There are many reasons to like Ducker and Son. It is the last remaining independent shoe maker/ seller in Oxford out of the twenty there when it opened in 1898 and, in this, is a reminder that once English towns once had independent retailers in every business and trade, rather than high streets made up solely of multinational and chain shops. Indeed, I saw the evidence of this over my years there: the last antiquarian bookshop on the High Street closed two years ago, to be replaced by a brand-spankingly new store called Ye Olde Sweete Shoppe, seemingly with no irony whatsoever; four independent music shops in town closed over the same years, as well as the huge Virgin on Cornmarket; the ironmongers Gill and Co., who moved to Chipping Norton last year after five-hundred years (!) of trading in the same location, tucked down an alley off The High. And so on, and so it goes, as Bob Ellis' chorus goes. Enough! Enough about the inevitable tide of human progress on the English high street and back to the Baron v.R!
So, over the last few years my wife and I bought several pairs of shoes at Ducker. On our last trip there, since we were now repeat customers I thought myself able to ask whether I could see Richthofen's famous entry in the the leather-bound ledgers kept in the back of the shop (seen on the right here), into which every new customer is still entered, even customers like ourselves who fall far short of being able to afford bespoke rather than ready-to-wear shoes. The appropriate volume was pulled down and the page found. Richtofen, in the years just before war broke out, Lincoln College, an order for several pairs including patent leather shoes and a pair of "Beagling Pumps", presumably shoes suitable for wearing with the traditional green coat and white stocking of the beagler over fields in the middle of winter, following dogs intent on ripping apart a hare...
However, this account isn't for The Red Baron, Manfred von Richthofen, but his cousin, Baron Wilhelm von Richthofen, a German Rhodes Scholar at Oxford in 1913, who gave an interesting 'to those that could follow him' defence of German foreign policy to the Oxford Union the following year. WvR was, apparently courting officials at the German embassy in London in the 1920s, it seems he was unemployed and fishing around for work. His 1927 publication, Brito-Germania: Europe's Salvation suggested that a sickly European political landscape could only be ameliorated by the political union of the two nations, although Germany was to take a subservient role to Britain in this arrangement. According to the British Library catalogue, he's also W. Freiherr v. Richthofen who wrote Zurückgehaltenes und Unterdrücktes aus vier Kriegsjahren, in which he describes his military career as an officer in the Great War.
It's an understandable mistake, seeing as the German title Freiherr can be held simultaneously by several family members, unlike the equivalent anglophone Baron. And, incidentally, one that the official Ducker website doesn't make itself, as it advertises "Baron von Richthofen" as one of its significant customers over its long history.

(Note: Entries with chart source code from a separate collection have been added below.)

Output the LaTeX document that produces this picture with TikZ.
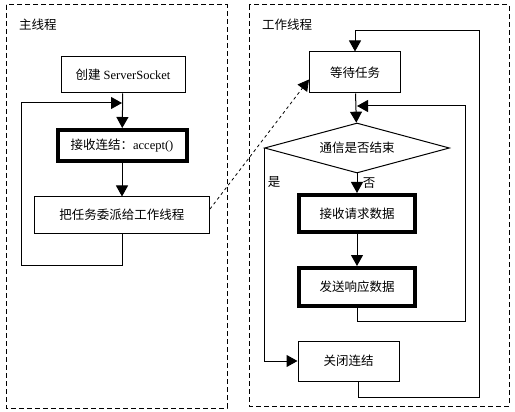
\documentclass[tikz,border=0pt]{standalone}
\usepackage{fontspec}
\setmainfont{Liberation Serif}
\newfontfamily\cjk{Noto Sans CJK SC}
\usetikzlibrary{arrows.meta,shapes.geometric}

\begin{document}
\begin{tikzpicture}[x=1pt,y=-1pt,
    txt/.style={font=\fontsize{12.5}{15}\selectfont},
    box/.style={txt,draw,line width=1pt,inner sep=0pt},
    heavy/.style={box,line width=4pt},
    frame/.style={draw,line width=1pt,dash pattern=on 5pt off 3pt},
    arr/.style={line width=1pt,-{Triangle[length=11pt,width=12pt]}}]

  \useasboundingbox (0,0) rectangle (515,412);

  % the two thread frames
  \draw[frame] (6,5) rectangle (227,408);
  \draw[frame] (249,5) rectangle (509,406);
  \node[txt] (mainlbl) at (38,25) {\cjk 主线程};
  \node[txt] (worklbl) at (287,25) {\cjk 工作线程};

  % main thread
  \node[box,minimum width=124,minimum height=36] (create) at (123,75) {{\cjk 创建} ServerSocket};
  \node[heavy,minimum width=129,minimum height=31] (accept) at (122,145.5) {{\cjk 接收连结：}accept()};
  \node[box,minimum width=175,minimum height=36] (dispatch) at (122,215) {\cjk 把任务委派给工作线程};
  \coordinate (mbl) at (21,265);
  \coordinate (mjoin) at (122,103);

  \draw[arr] (create) -- (accept);
  \draw[arr] (accept) -- (dispatch);
  \draw[arr] (dispatch.south) |- (mbl) |- (mjoin);

  % worker thread
  \node[box,minimum width=91,minimum height=41] (wait) at (355,72.5) {\cjk 等待任务};
  \node[box,diamond,shape aspect=3.7,minimum width=185,minimum height=50] (decide) at (357,148) {\cjk 通信是否结束};
  \node[heavy,minimum width=116,minimum height=37] (recv) at (357,213.5) {\cjk 接收请求数据};
  \node[heavy,minimum width=116,minimum height=38] (send) at (357,287) {\cjk 发送响应数据};
  \node[box,minimum width=101,minimum height=40] (close) at (348.5,361) {\cjk 关闭连结};
  \coordinate (ibr) at (465,321);
  \coordinate (ijoin) at (357,106);
  \coordinate (obr) at (479,397);
  \coordinate (otop) at (355,31);

  \draw[arr] (wait) -- (decide);
  \draw[arr] (decide) -- node[txt,right=2pt] (nolbl) {\cjk 否} (recv);
  \draw[arr] (recv) -- (send);
  \draw[arr] (decide.west) |- node[txt,pos=0.08,right=0pt] (yeslbl) {\cjk 是} (close.west);
  \draw[arr] (send.south) |- (ibr) |- (ijoin);
  \draw[arr] ([xshift=9.5pt]close.south) |- (obr) |- (otop) -- (wait.north);

  % hand-off between threads
  \draw[line width=0.8pt,dash pattern=on 3pt off 3pt,-{Triangle[length=11pt,width=12pt]}]
    ([yshift=6pt]dispatch.east) -- ([yshift=-7pt]wait.west);
\end{tikzpicture}
\end{document}
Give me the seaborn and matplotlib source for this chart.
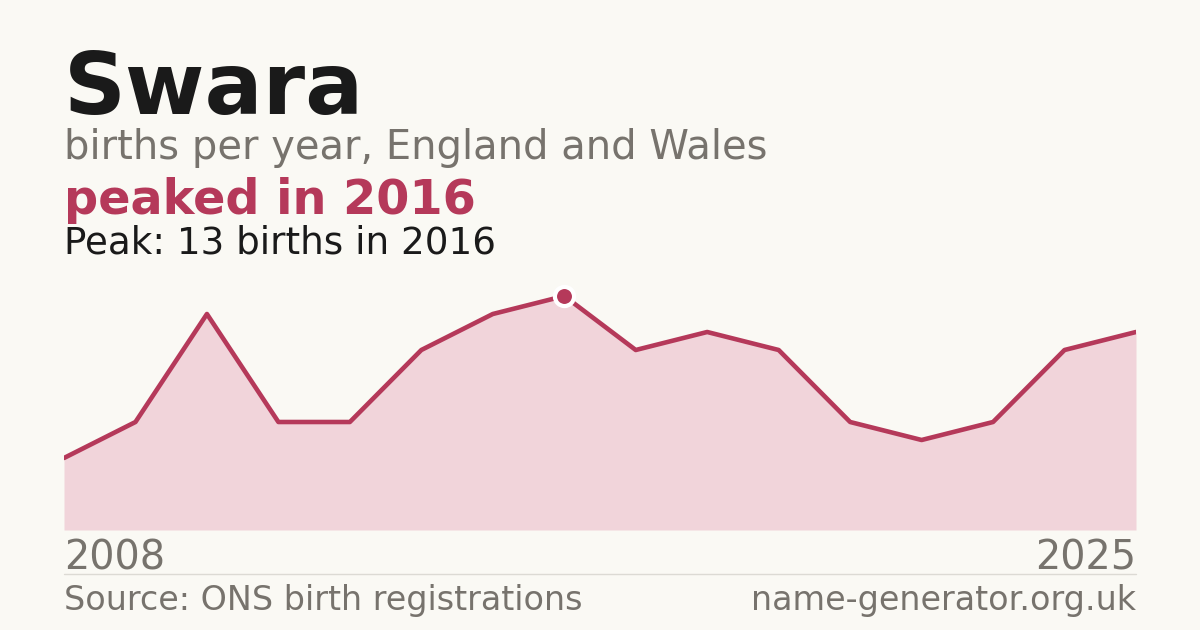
import matplotlib
matplotlib.use("Agg")
import matplotlib.pyplot as plt
import seaborn as sns
import pandas as pd

# Data
years = [2008, 2009, 2010, 2011, 2012, 2013, 2015, 2016, 2017, 2018, 2019, 2020, 2021, 2022, 2024, 2025]
births = [4, 6, 12, 6, 6, 10, 12, 13, 10, 11, 10, 6, 5, 6, 10, 11]
peak_year = 2016
peak_value = 13

title = "Swara"
subtitle = "births per year, England and Wales"
headline = "peaked in 2016"
peak_text = "Peak: 13 births in 2016"
source_text = "Source: ONS birth registrations"
site_text = "name-generator.org.uk"

BG = "#faf9f4"
LINE = "#b5395a"
FILL = "#f1d4da"
GRAY = "#77736d"
DARK = "#1a1a1a"

sns.set_theme(style="white")
plt.rcParams['font.family'] = ['DejaVu Sans']

df = pd.DataFrame({"idx": list(range(len(years))), "year": years, "births": births})

W, H = 1200, 630
fig = plt.figure(figsize=(W / 100, H / 100), dpi=100, facecolor=BG)

left, right = 64, 1136
bottom, top = 530, 296
ax = fig.add_axes([left / W, (H - bottom) / H, (right - left) / W, (bottom - top) / H])
ax.set_facecolor(BG)
ax.patch.set_alpha(0)

ax.fill_between(df["idx"], 0, df["births"], color=FILL, linewidth=0, zorder=1)
sns.lineplot(data=df, x="idx", y="births", ax=ax, color=LINE, linewidth=3.3, zorder=2)
pi = years.index(peak_year)
ax.scatter([pi], [peak_value], s=190, color=LINE, edgecolor="white", linewidth=3,
           zorder=5, clip_on=False)

ax.set_xlim(0, len(years) - 1)
ax.set_ylim(0, peak_value)
ax.axis("off")

# Texts
fig.text(64 / W, 1 - 114 / H, title, fontsize=62, fontweight="bold", color=DARK, ha="left", va="baseline")
fig.text(64 / W, 1 - 159 / H, subtitle, fontsize=28.8, color=GRAY, ha="left", va="baseline")
fig.text(64 / W, 1 - 214 / H, headline, fontsize=34.4, fontweight="bold", color=LINE, ha="left", va="baseline")
fig.text(64 / W, 1 - 254 / H, peak_text, fontsize=26.8, color=DARK, ha="left", va="baseline")

fig.text(64 / W, 1 - 569 / H, str(years[0]), fontsize=28.6, color=GRAY, ha="left", va="baseline")
fig.text(1136 / W, 1 - 569 / H, str(years[-1]), fontsize=28.6, color=GRAY, ha="right", va="baseline")

fig.add_artist(plt.Line2D([64 / W, 1136 / W], [1 - 574 / H, 1 - 574 / H], color="#dcdad4", linewidth=1))

fig.text(64 / W, 1 - 610 / H, source_text, fontsize=24, color=GRAY, ha="left", va="baseline")
fig.text(1136 / W, 1 - 610 / H, site_text, fontsize=24, color=GRAY, ha="right", va="baseline")

fig.savefig("out.png", dpi=100, facecolor=BG)
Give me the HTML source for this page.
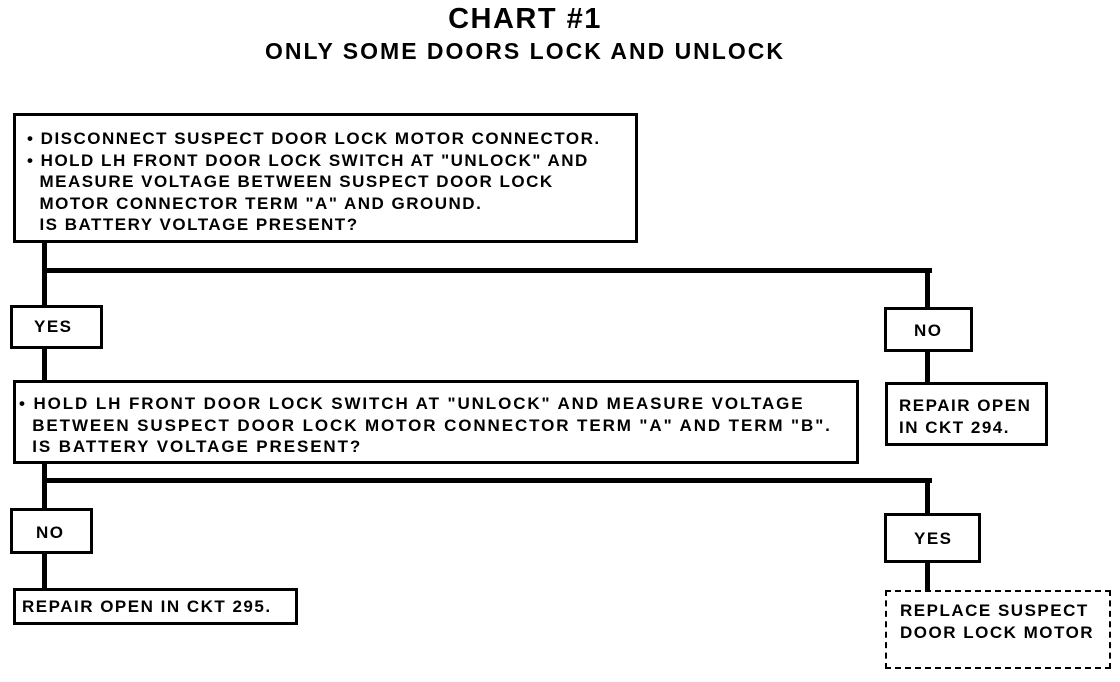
<!DOCTYPE html>
<html><head><meta charset="utf-8"><style>
body{margin:0;width:1120px;height:682px;background:#fff;position:relative;overflow:hidden;font-family:"Liberation Sans",sans-serif;font-weight:bold;color:#000}
.b{position:absolute;border:3px solid #000;box-sizing:border-box;background:#fff}
.l{position:absolute;background:#000}
.t{position:absolute;font-size:17px;letter-spacing:1.5px;line-height:21.5px;white-space:pre}
</style></head><body>
<div class="t" style="left:0;width:1050px;text-align:center;top:4px;font-size:29px;letter-spacing:1.5px;line-height:30px">CHART #1</div>
<div class="t" style="left:0;width:1050px;text-align:center;top:38px;font-size:23px;letter-spacing:2px;line-height:26px">ONLY SOME DOORS LOCK AND UNLOCK</div>

<div class="l" style="left:42px;top:240px;width:5px;height:67px"></div>
<div class="l" style="left:42px;top:268px;width:890px;height:5px"></div>
<div class="l" style="left:925px;top:268px;width:5px;height:41px"></div>
<div class="l" style="left:42px;top:346px;width:5px;height:36px"></div>
<div class="l" style="left:925px;top:350px;width:5px;height:34px"></div>
<div class="l" style="left:42px;top:461px;width:5px;height:49px"></div>
<div class="l" style="left:42px;top:478px;width:890px;height:5px"></div>
<div class="l" style="left:925px;top:478px;width:5px;height:37px"></div>
<div class="l" style="left:42px;top:551px;width:5px;height:39px"></div>
<div class="l" style="left:925px;top:560px;width:5px;height:32px"></div>

<div class="b" style="left:13px;top:113px;width:625px;height:130px"></div>
<div class="t" style="left:27px;top:128px">• DISCONNECT SUSPECT DOOR LOCK MOTOR CONNECTOR.
• HOLD LH FRONT DOOR LOCK SWITCH AT "UNLOCK" AND
  MEASURE VOLTAGE BETWEEN SUSPECT DOOR LOCK
  MOTOR CONNECTOR TERM "A" AND GROUND.
  IS BATTERY VOLTAGE PRESENT?</div>

<div class="b" style="left:10px;top:305px;width:93px;height:44px"></div>
<div class="t" style="left:34px;top:316px">YES</div>
<div class="b" style="left:884px;top:307px;width:89px;height:45px"></div>
<div class="t" style="left:914px;top:320px">NO</div>
<div class="b" style="left:885px;top:382px;width:163px;height:64px"></div>
<div class="t" style="left:899px;top:395px">REPAIR OPEN
IN CKT 294.</div>

<div class="b" style="left:13px;top:380px;width:846px;height:84px"></div>
<div class="t" style="left:19px;top:393px;letter-spacing:1.9px">• HOLD LH FRONT DOOR LOCK SWITCH AT "UNLOCK" AND MEASURE VOLTAGE
  BETWEEN SUSPECT DOOR LOCK MOTOR CONNECTOR TERM "A" AND TERM "B".
  IS BATTERY VOLTAGE PRESENT?</div>

<div class="b" style="left:10px;top:508px;width:83px;height:46px"></div>
<div class="t" style="left:36px;top:522px">NO</div>
<div class="b" style="left:13px;top:588px;width:285px;height:37px"></div>
<div class="t" style="left:22px;top:596px">REPAIR OPEN IN CKT 295.</div>

<div class="b" style="left:884px;top:513px;width:97px;height:50px"></div>
<div class="t" style="left:914px;top:528px">YES</div>
<div class="b" style="left:885px;top:590px;width:226px;height:79px;border:2px dashed #000"></div>
<div class="t" style="left:900px;top:600px">REPLACE SUSPECT
DOOR LOCK MOTOR</div>
</body></html>
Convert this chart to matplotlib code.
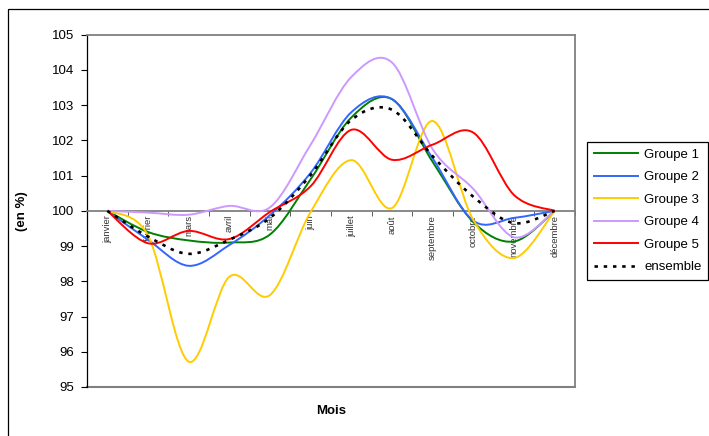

I should add that this by no means diminishes how I feel about Ducker and Son's shoes, how lovely the owners Bob and Isobel are and how you should buy a pair of their shoes if you're in the area. Moreover, that since those ledgers do contain the accounts of writers JRR Tolkein, Evelyn Waugh and others, the lack of MvR there does not mean they are any less important as historical documents.
NB: there is one pack of Beagles that survives in Oxford, the Christ Church and Farley Hill Beagles.